Bhima menilai, anggaran yang minim menyebabkan penyedia MBG khawatir biaya produksi akan terlalu mahal.
“Karena anggarannya juga dibatasi per porsi, maka beberapa dapur umum penyedia MBG juga khawatir biaya produksinya terlalu mahal,” ujarnya.
Namun demikian, ada lokasi-lokasi lain yang dekat dengan peternak susu, tentu tidak menjadi masalah karena biaya produksinya masih bisa tercukupi.
“Ini tidak jadi soal sebenarnya, contohnya di Boyolali dan sekitarnya masih penting adanya susu di porsi MBG karena biaya logistik tidak terlalu jadi persoalan,” kata Bhima.
Diberitakan, Kepala Kantor Komunikasi Kepresidenan/PCO, Hasan Nasbi, mengungkapkan bahwa menu susu dalam program makan bergizi gratis tidak disediakan setiap hari.

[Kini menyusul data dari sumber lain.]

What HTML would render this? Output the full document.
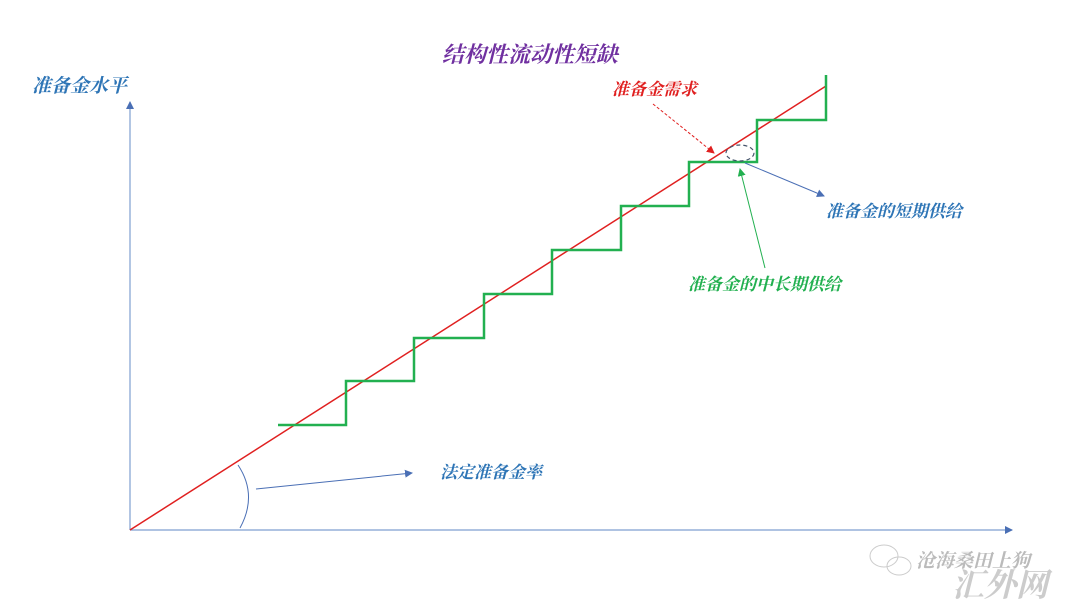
<!DOCTYPE html>
<html><head><meta charset="utf-8"><style>
body{margin:0;background:#fff;}
svg text{font-family:"Liberation Serif","Noto Serif CJK SC","Noto Sans CJK SC",serif;font-style:italic;font-weight:bold;}
</style></head><body>
<svg width="1080" height="608" viewBox="0 0 1080 608" xmlns="http://www.w3.org/2000/svg">
<defs>
<marker id="ab" markerWidth="8" markerHeight="8" refX="7" refY="4" orient="auto" markerUnits="userSpaceOnUse"><path d="M0,0 L8,4 L0,8z" fill="#4a6fb5"/></marker>
<marker id="ar" markerWidth="8" markerHeight="8" refX="7" refY="4" orient="auto" markerUnits="userSpaceOnUse"><path d="M0,0 L8,4 L0,8z" fill="#e02020"/></marker>
<marker id="ag" markerWidth="8" markerHeight="8" refX="7" refY="4" orient="auto" markerUnits="userSpaceOnUse"><path d="M0,0 L8,4 L0,8z" fill="#22b050"/></marker>
</defs>
<text x="530" y="62" font-size="22" fill="#7030a0" text-anchor="middle">结构性流动性短缺</text>
<text x="32" y="92" font-size="19" fill="#2e75b6">准备金水平</text>
<line x1="130" y1="530" x2="130" y2="102" stroke="#7f9fd0" stroke-width="1.2" marker-end="url(#ab)"/>
<line x1="130" y1="530" x2="1012" y2="530" stroke="#7f9fd0" stroke-width="1.2" marker-end="url(#ab)"/>
<line x1="130" y1="530" x2="826" y2="86" stroke="#e02020" stroke-width="1.5"/>
<polyline fill="none" stroke="#22b050" stroke-width="2.5" points="278,425 346,425 346,381 414,381 414,338 484,338 484,294 552,294 552,250 621,250 621,206 689,206 689,162 757,162 757,120 826,120 826,75"/>
<path d="M238,465 Q258,495 240,528" fill="none" stroke="#4a6fb5" stroke-width="1"/>
<line x1="256" y1="489" x2="412" y2="473" stroke="#4a6fb5" stroke-width="1" marker-end="url(#ab)"/>
<text x="440" y="478" font-size="17" fill="#2e75b6">法定准备金率</text>
<text x="612" y="95" font-size="17" fill="#e02020">准备金需求</text>
<line x1="653" y1="104" x2="714" y2="153" stroke="#e02020" stroke-width="1" stroke-dasharray="3,2" marker-end="url(#ar)"/>
<ellipse cx="740" cy="153" rx="14" ry="8" fill="none" stroke="#44546a" stroke-width="1.2" stroke-dasharray="4,3"/>
<line x1="745" y1="163" x2="824" y2="196" stroke="#4a6fb5" stroke-width="1" marker-end="url(#ab)"/>
<text x="826" y="217" font-size="17" fill="#2e75b6">准备金的短期供给</text>
<line x1="765" y1="268" x2="740" y2="169" stroke="#22b050" stroke-width="1" marker-end="url(#ag)"/>
<text x="688" y="290" font-size="17" fill="#22b050">准备金的中长期供给</text>
<text x="916" y="567" font-size="19" fill="#bbb" font-style="normal" font-weight="normal">沧海桑田上狗</text>
<text x="952" y="596" font-size="32" fill="#ccc" font-style="normal" font-weight="normal">汇外网</text>
<ellipse cx="884" cy="556" rx="14" ry="11" fill="none" stroke="#ccc"/>
<ellipse cx="899" cy="566" rx="12" ry="9" fill="none" stroke="#ccc"/>
</svg>
</body></html>
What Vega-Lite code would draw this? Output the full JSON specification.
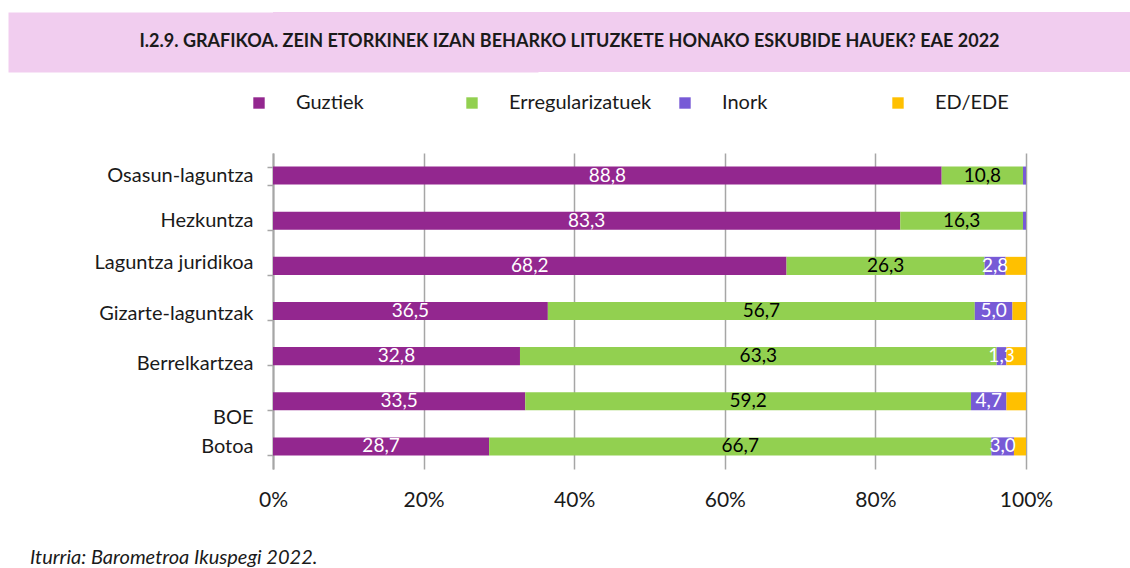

Menurutnya, penyediaan susu diatur minimal seminggu sekali atau bahkan hingga tiga kali dalam seminggu, tergantung pada kecukupan daerah masing-masing.
Hasan telah mengonfirmasi informasi ini kepada Kepala Satuan Pelayanan Pemenuhan Gizi (SPPG) atau dapur MBG yang dikunjunginya, pada Senin (6/1/2025).
"Susu kan tidak diwajibkan setiap hari. Jadi itu tergantung daerahnya. Tapi minimal, kalau berdasarkan yang saya tanya tadi ke Kepala SPPG, mereka itu sekali seminggu susunya," kata Hasan, Senin.
Sementara itu, Menteri Koperasi Budi Arie Setiadi mengungkapkan, penyediaan susu untuk program makan bergizi gratis di Jakarta masih terkendala.
Ketersediaan susu sapi yang belum merata menjadi penyebab utama masalah ini.
Namun, daerah dengan produksi susu sapi yang mencukupi, seperti Jawa Timur, sudah bisa menyalurkan susu dalam menu MBG.
"Jawa Timur sudah bisa, kooperasi susu kita kuat di sana, seperti di Malang. Kalau Jakarta masih susah," ujar Budi Arie saat memberikan keterangan pers setelah kunjungan ke SD Negeri Angkasa 5, Halim Perdanakusuma, Jakarta Timur, Senin (6/1/2025).
Adapun program makan gratis yang dilaksanakan perdana pada Senin (6/1/2025) diberikan kepada penerima manfaat sebanyak 600.000 orang di 26 provinsi.
Sementara untuk satu porsi makanan, pemerintah telah menetapkan harga acuan sebesar Rp 10.000.
Dalam nilai itu, pemerintah memastikan bahwa makanan tersebut sudah memenuhi gizi yang diperlukan penerima berdasarkan rekomendasi yang diberikan oleh Badan Gizi Nasional (BGN) dan Kementerian Kesehatan (Kemenkes).